Concurring. — I concur in the opinion and in the judgment. To prevent possible misunderstanding, however, it is perhaps material to observe that the plaintiffs here have no patent, nor any determination of the survey under the act of Congress of June 14, 1860. They have, therefore, no final confirmation of title: Johnson v. Van Dyke, 20 Cal. 225; Davis v. Davis, 26 Cal. 46, 85 Am. Dec. 157; Beach v. Gabriel, 29 Cal. 580; Mahoney v. Vanwinkle, 33 Cal. 448.
The possession of the defendant, though held under Wilkinson and Pacheco, was nevertheless adverse as to the title of the plaintiffs: McManus v. O’Sullivan [48 Cal. 7], January term, 1874, and cases there cited.
At the commencement of the action the defendant had been in the continuous adverse possession of the premises for more than five years, and the action was, therefore, barred by the sixth section of the act of 1855, as amended by the first section of the act of April 18, 1863 (p. 326), unless the right to bring the action was saved to the plaintiffs under the doctrine of the ease of Gardiner v. Miller, 47 Cal. 570, and the authorities and principles of law there referred to.
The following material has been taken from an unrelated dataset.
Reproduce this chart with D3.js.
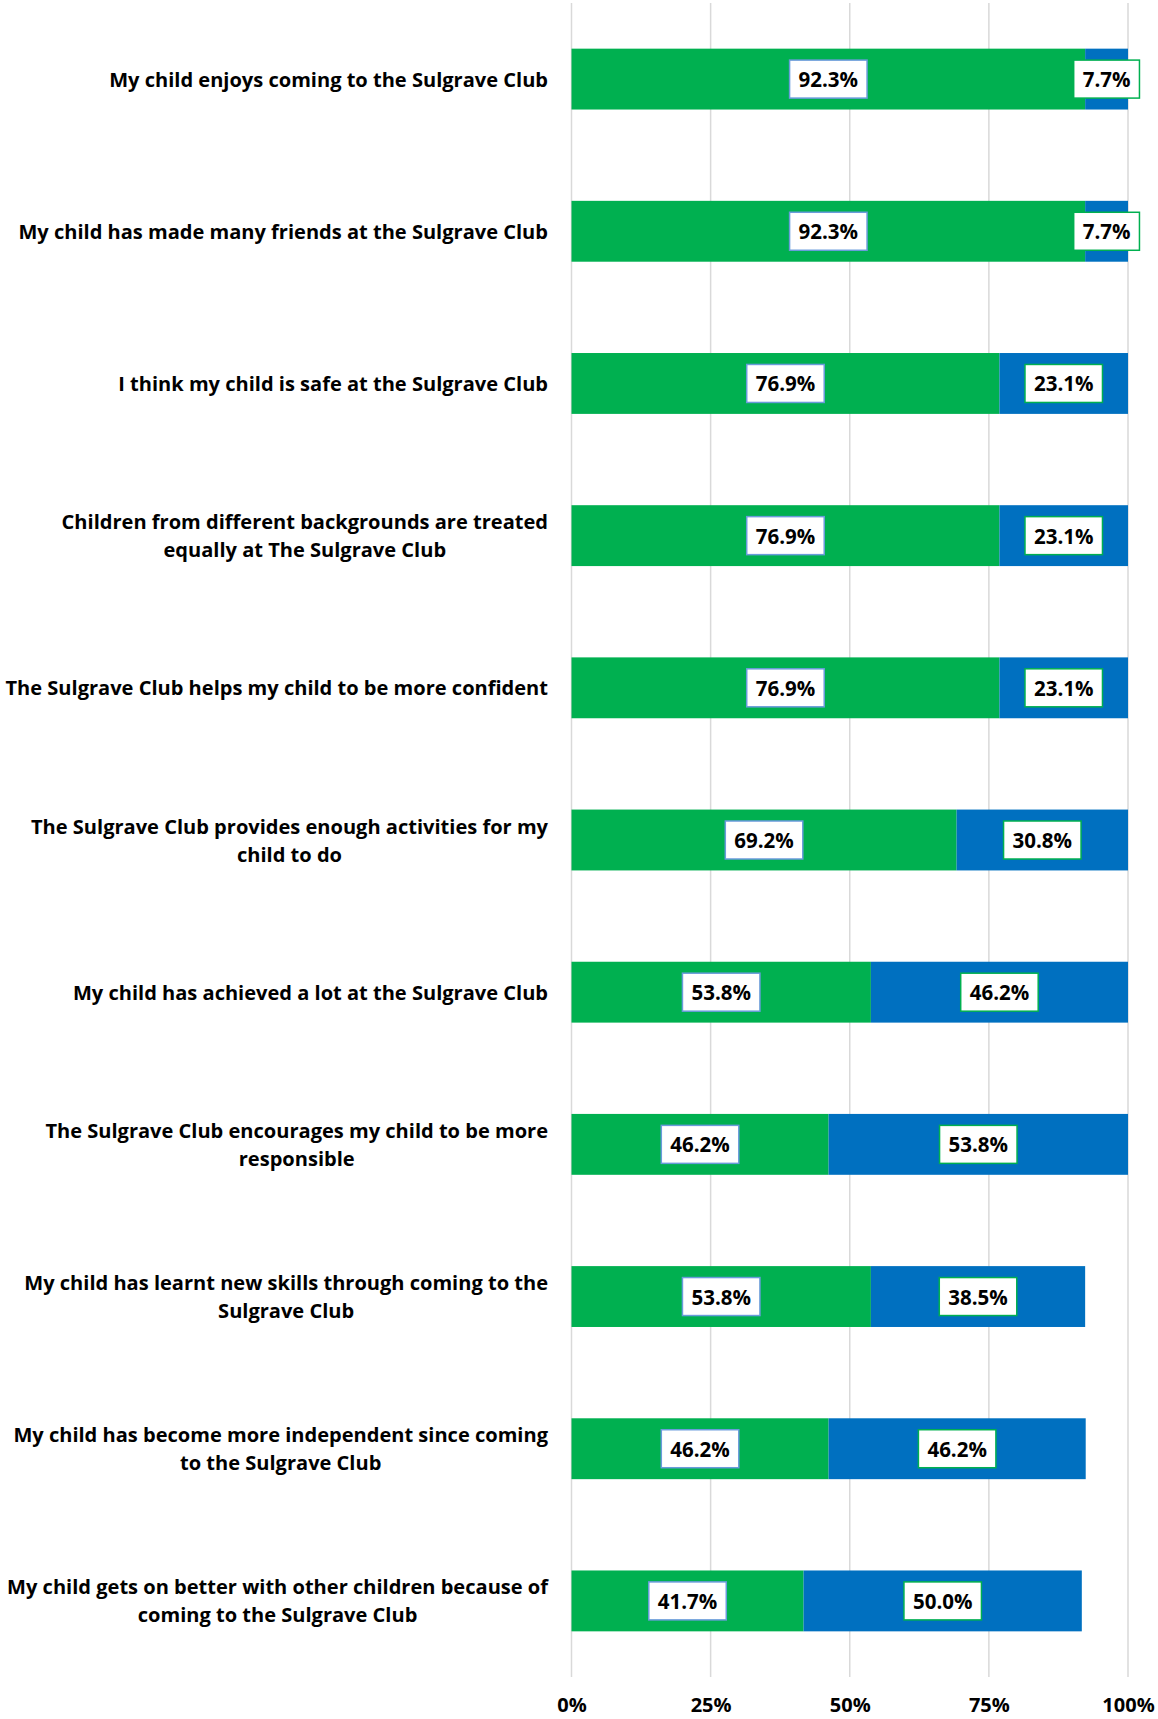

It is settled by the case of Gardiner v. Miller, supra, that where a plaintiff in an action relies for recovery upon a final confirmation — that is (since the repeal of the act of June 14, 1860), a patent — the limitation prescribed by the statute of April 18, 1863, would commence to run only at the time of the issuance of the patent, and that the possession of the defendant for any period of time antecedent, to its issuance would not operate to bar the action. The patent in such case, while it establishes the validity of the original claim upon *866which it was issued, also protects the holders of the claim from the operation of the statute of limitations while proceedings to obtain the patent were pending in the tribunals of the federal government. Unless the patent have actually issued, however, no such protection against the operation of the statute of limitations enacted by the state can be afforded to the claimant, for until its issuance the claim itself cannot be recognized as one entitled to protection at the hands of the federal government, or brought within the obligations assumed by the government by the treaty of cession. It may be a claim utterly worthless in its character, and one the validity of which the government at the latest moment may refuse to recognize. It is not, therefore, the mere fact that the claimant is at the time actually seeking confirmation at the hands of the government which renders the statute of limitations inapplicable pending such proceedings, but the fact that he has been successful and has obtained the final confirmation he sought. Otherwise it is obvious that any claim, even the most worthless in character, may be asserted in an action of ejectment, so long as proceedings to obtain its recognition at the hands of the government, even though uniformly unsuccessful, can be kept on foot. We accordingly said in Gardiner v. Miller, supra: “It may be conceded that as against the right to commence an action upon an unconfirmed grant it was competent to set the statute of 1863 in motion from the time of its enactment,” etc.